26 June 2008

Wounding, but faithful

Wounds from a friend can be trusted, but an enemy multiplies kisses. Proverbs 27:6 (NIV)

A more modern version of the above scripture says "Wounds from a friend can be trusted, but an enemy's kisses are deceitful." Both are painful to endure. Recently, today as a matter of fact, someone I consider a friend got married. I expected to receive an invitation at the very least because I had created a reality that wasn't reality. You see I thought the person getting married was a closer friend than she was. Am I mad at them? No. Why be? I am hurt though.However as the scripture says "Faitful are the wounds of a friend." I needed to know that I wasn't "close enough" to get an invitation to the wedding.

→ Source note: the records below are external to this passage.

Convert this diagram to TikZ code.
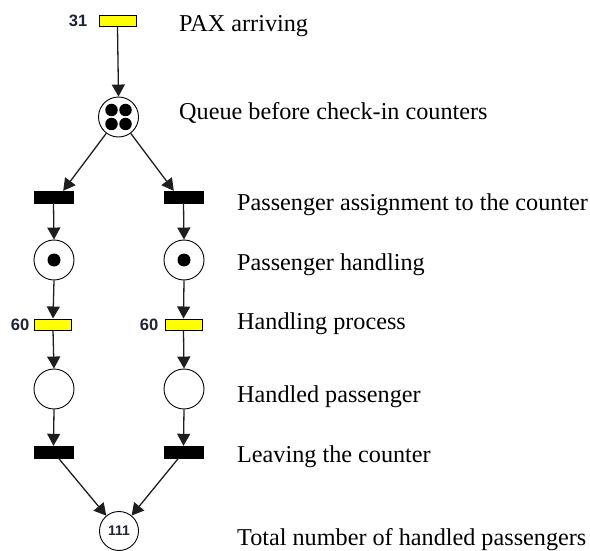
\documentclass[tikz,border=0pt]{standalone}
\usepackage{fontspec}
\setmainfont{Liberation Serif}
\newfontfamily\numfont{Liberation Sans}
\usetikzlibrary{arrows.meta}
\definecolor{tokyellow}{RGB}{255,255,0}
\definecolor{numcol}{RGB}{30,35,55}
\definecolor{arccol}{RGB}{30,30,30}
\begin{document}
\begin{tikzpicture}[x=1pt,y=-1pt,
  timedtr/.style={draw=black,line width=1pt,fill=tokyellow,minimum width=37pt,minimum height=11pt,inner sep=0pt},
  immtr/.style={draw=black,fill=black,minimum width=39pt,minimum height=12pt,inner sep=0pt},
  place/.style={circle,draw=black,line width=0.9pt,minimum size=40pt,inner sep=0pt},
  tok/.style={circle,fill=black,minimum size=12.5pt,inner sep=0pt},
  arc/.style={draw=arccol,line width=1.3pt,-{Triangle[width=13pt,length=12pt]}},
  numlbl/.style={font=\numfont\fontsize{16.5}{16.5}\bfseries\selectfont,text=numcol,inner sep=0pt,anchor=east},
  desc/.style={font=\fontsize{24.2}{26}\selectfont,anchor=base west,inner sep=0pt}
]
\useasboundingbox (0,0) rectangle (590,551);

% nodes
\node[timedtr] (t0) at (117.5,21) {};
\node[place] (q) at (118.5,117) {};
\node[tok] at (111.5,110) {};
\node[tok] at (125.5,110) {};
\node[tok] at (111.5,124) {};
\node[tok] at (125.5,124) {};

\node[immtr] (tL1) at (53.5,197) {};
\node[immtr] (tR1) at (183.5,197) {};

\node[place] (pL1) at (54,260) {};
\node[place] (pR1) at (184,260) {};
\node[tok,minimum size=13pt] at (54,260) {};
\node[tok,minimum size=13pt] at (184,260) {};

\node[timedtr] (yL) at (53,324.5) {};
\node[timedtr] (yR) at (183.5,324.5) {};

\node[place] (pL2) at (54,389) {};
\node[place] (pR2) at (184,389) {};

\node[immtr] (tL2) at (53.5,452) {};
\node[immtr] (tR2) at (183.5,452) {};

\node[place,minimum size=39pt] (f) at (119,531) {};
\node[font=\numfont\fontsize{14}{14}\bfseries\selectfont,text=numcol,inner sep=0pt] at (f) {111};

% numbers
\node[numlbl] at (87.5,21) {31};
\node[numlbl] at (29.5,324.5) {60};
\node[numlbl] at (158.5,324.5) {60};

% arcs
\draw[arc] (t0.south) -- (q.north);
\draw[arc] (q) -- ([xshift=-10pt]tL1.north east);
\draw[arc] (q) -- ([xshift=10pt]tR1.north west);
\draw[arc] (tL1.south) -- (pL1.north);
\draw[arc] (tR1.south) -- (pR1.north);
\draw[arc] (pL1.south) -- (yL.north);
\draw[arc] (pR1.south) -- (yR.north);
\draw[arc] (yL.south) -- (pL2.north);
\draw[arc] (yR.south) -- (pR2.north);
\draw[arc] (pL2.south) -- (tL2.north);
\draw[arc] (pR2.south) -- (tR2.north);
\draw[arc] ([xshift=5pt]tL2.south) -- (f);
\draw[arc] ([xshift=-5pt]tR2.south) -- (f);

% descriptions
\node[desc] at (179,32) {PAX arriving};
\node[desc] at (179,120) {Queue before check-in counters};
\node[desc] at (237,210) {Passenger assignment to the counter};
\node[desc] at (237,270) {Passenger handling};
\node[desc] at (237,329) {Handling process};
\node[desc] at (237,402) {Handled passenger};
\node[desc] at (237,462) {Leaving the counter};
\node[desc] at (237,545) {Total number of handled passengers};
\end{tikzpicture}
\end{document}
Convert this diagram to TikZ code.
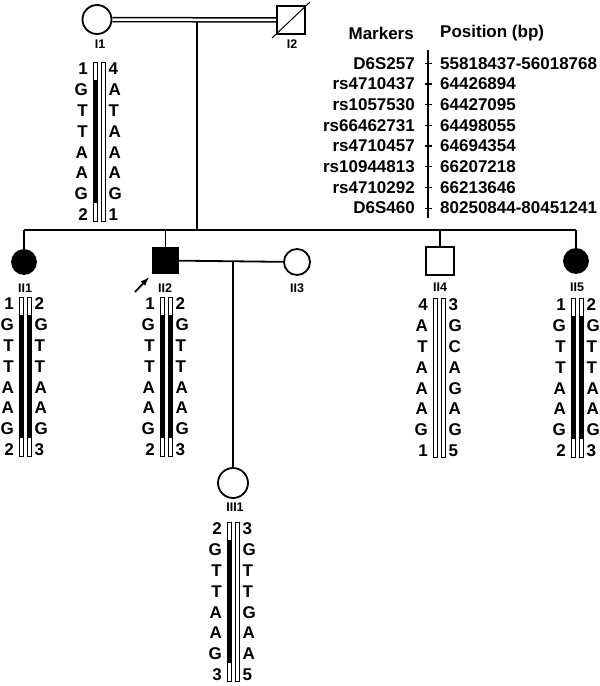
\documentclass[tikz,border=0pt]{standalone}
\usepackage{fontspec}
\setmainfont{Liberation Sans}
\usepackage{tikz}
\usetikzlibrary{arrows, positioning}

\tikzset{
  line/.style={line width=1.8pt},
  female/.style={circle, draw, line width=1.8pt, inner sep=0pt},
  male/.style={rectangle, draw, line width=1.8pt, inner sep=0pt},
  affected/.style={fill=black},
  idlabel/.style={inner sep=0pt, font=\bfseries\fontsize{12.5}{14}\selectfont},
  allele/.style={inner sep=0pt, font=\bfseries\fontsize{17}{19}\selectfont},
  hapbar/.style={draw, fill=white, line width=0.8pt}
}

% one chromosome bar: x, top row y, black part (1) or not (0)
\newcommand{\hapbar}[3]{%
  \draw[hapbar] (#1,#2-7) rectangle ++(4,159);
  \ifnum#3=1 \fill[black] (#1,#2+11) rectangle ++(4,123);\fi
}
% two bars with alleles: name, x, top row y, left, right, left black, right black
\newcommand{\haplo}[7]{%
  \hapbar{#2}{#3}{#6}
  \hapbar{#2+8}{#3}{#7}
  \foreach \a [count=\i] in {#4}
    \node[allele, anchor=east] (#1l\i) at (#2-5,#3+20.8*\i-20.8) {\a};
  \foreach \a [count=\i] in {#5}
    \node[allele, anchor=west] (#1r\i) at (#2+15.5,#3+20.8*\i-20.8) {\a};
}

\begin{document}
\begin{tikzpicture}[x=1pt, y=-1pt]
  \useasboundingbox (0,0) rectangle (600,686);
  % generation I
  \node[female, minimum size=29] (I1) at (97,19.5) {};
  \node[male, minimum size=28] (I2) at (291,20) {};
  \draw[line width=1pt] (272,38) -- (310,2);
  \draw[line width=1.5pt, double, double distance=2.5pt] (I1) -- (I2);
  \node[idlabel] (lI1) at (100,44) {I1};
  \node[idlabel] (lI2) at (292,44) {I2};
  \coordinate (u1) at (197,21.5);
  \coordinate (sib) at (197,230);
  % generation II
  \node[female, affected, minimum size=24] (II1) at (24,262) {};
  \node[male, affected, minimum size=25] (II2) at (165.5,260.5) {};
  \node[female, minimum size=26] (II3) at (297,262) {};
  \node[male, minimum size=28] (II4) at (440,261) {};
  \node[female, affected, minimum size=24] (II5) at (576,261) {};
  \draw[line] (u1) -- (sib);
  \draw[line] (II1 |- sib) -- (II5 |- sib);
  \foreach \c in {II1, II2, II4, II5}
    \draw[line] (\c |- sib) -- (\c);
  \draw[line] (II2) -- (II3);
  \node[idlabel] (lII1) at (25,288) {II1};
  \node[idlabel] (lII2) at (165,288) {II2};
  \node[idlabel] (lII3) at (297,288) {II3};
  \node[idlabel] (lII4) at (440,287) {II4};
  \node[idlabel] (lII5) at (577,287) {II5};
  % proband
  \coordinate (pa) at (135,292);
  \draw[line width=1.8pt, -latex, shorten >=5pt] (pa) -- (II2.south west);
  % generation III
  \coordinate (u2) at (233,261);
  \node[female, minimum size=30] (III1) at (233,483) {};
  \draw[line] (u2) -- (III1);
  \node[idlabel] (lIII1) at (235,507) {III1};
  % haplotypes
  \haplo{hI1}{93}{69}{1,G,T,T,A,A,G,2}{4,A,T,A,A,A,G,1}{1}{0}
  \haplo{hII1}{19}{304}{1,G,T,T,A,A,G,2}{2,G,T,T,A,A,G,3}{1}{1}
  \haplo{hII2}{160}{304}{1,G,T,T,A,A,G,2}{2,G,T,T,A,A,G,3}{1}{1}
  \haplo{hII4}{433}{305}{4,A,T,A,A,A,G,1}{3,G,C,A,G,A,G,5}{0}{0}
  \haplo{hII5}{571}{305}{1,G,T,T,A,A,G,2}{2,G,T,T,A,A,G,3}{1}{1}
  \haplo{hIII1}{227}{529}{2,G,T,T,A,A,G,3}{3,G,T,T,G,A,A,5}{1}{0}
  % markers
  \node[allele, anchor=east] (mk) at (414,33) {Markers};
  \node[allele, anchor=west] (ps) at (440,33) {Position (bp)};
  \draw[line] (428,50) -- (428,218);
  \foreach \m/\p [count=\i] in {D6S257/55818437-56018768, rs4710437/64426894,
      rs1057530/64427095, rs66462731/64498055, rs4710457/64694354,
      rs10944813/66207218, rs4710292/66213646, D6S460/80250844-80451241}{
    \node[allele, anchor=east] (m\i) at (415,42.5+20.7*\i) {\m};
    \node[allele, anchor=west] (p\i) at (440,42.5+20.7*\i) {\p};
    \draw[line width=1.2pt] (424.5,42.5+20.7*\i) -- (431.5,42.5+20.7*\i);
  }
\end{tikzpicture}
\end{document}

It's not because I wasn't "good enough", or that I was dejected and rejected. More that I am an aquaintince and that is much more different than a friend. Though I am wounded as a person, I know that this person a dear sister in Christ hasn't done so intentionally...matter of fact, I am sure she has no idea that I am wounded. The enemy though is different. His/Her kisses, false pretenses of friendship only serve to shut you down. They are used to drive walls between you and God, you and your fellow Christians, you and whoever you have a relationship with.So how do we overcome the hurts and disappointments that come to us from friends and enemies. Prayer. Usually I will sit down, have a word or two with God...and leave it in His hands. With the wedding though, I have been trying to figure out if I should or how I can tell my sister I am hurt. Ultimately it's not going to make a difference if my sister knows...But with it in God's hands I can start the process of healing. And healing is the process we want to take more seriously than the petty pot-shots that Satan, our true advesary sends our way.